To overcome this barrier of geospatial resources discoverability on the internet, separate geo-web crawling framework & geospatial search engines have been developed. Different techniques like SEO, metadata vocabularies (schema.org & Dublin core) for enhancing geo-resources visibility, thesauri & ontologies in mitigating semantic heterogeneity problems, focused deep web crawler for isolated land map services, GSE based on single-level crawler, javascript, for downloading shapefiles, also taxonomy, folksonomy & semantic annotations have been employed for locating geospatial data on the web.

Furthermore, the chapter advances towards the problems that have been encountered when Geospatial resources were judged on the scale of visibility with other web resources for common users on the web. With the growing demand for geospatial data & sources on the web, the chapter also throws light on how spatial resources are important for users and organisation in out of geocommunities. Moreover, the geoportals that act as entryways for the users, why they have been in deep web instead of being on the surface web accessible to common web users? Various techniques performed by different authors of these six research papers for the advancement of geospatial data discoverability have been examined. Furthermore, the chapter ends with the conclusion signifying about the scope of improvement for the discoverability of geospatial resources in today's scenario.

Key Terms in this Chapter

Spatial Data Infrastructure: (SDIS) is a solid set of technologies, rules, human team, standard tasks, and other activities necessary in order to acquire, process, distribute, use and preserve spatial data.

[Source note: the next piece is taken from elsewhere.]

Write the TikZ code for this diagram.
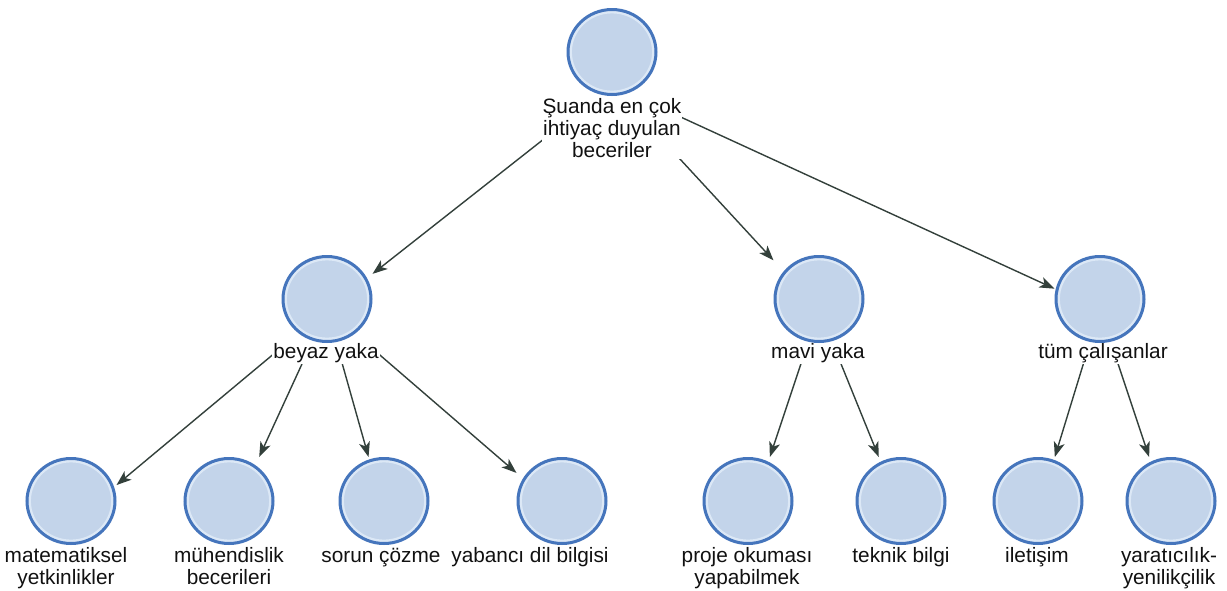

Deep Web: is inaccessible to “generic” search engines and users. The content is not indexed by “normal” and “big” search engines, for instance, Google.

Surface Web: –or visible web– is the content on the World Wide Web (WWW) that is available to the general users with an universal access and free.

Geospatial Metadata: –or Geographic metadata– is a type of metadata for geographic data and information about objects or phenomena, for instance, that are associated with a location relative to our planet.

Search Engine Optimization: (SEO) is a group of best software engineering techniques and methods that improving the quantity and quality of a web page from search engines or the website traffic to a website.

Geo Portals: is a web portal with geographic information and services, for instance, geographic information systems (GIS) for the navigation.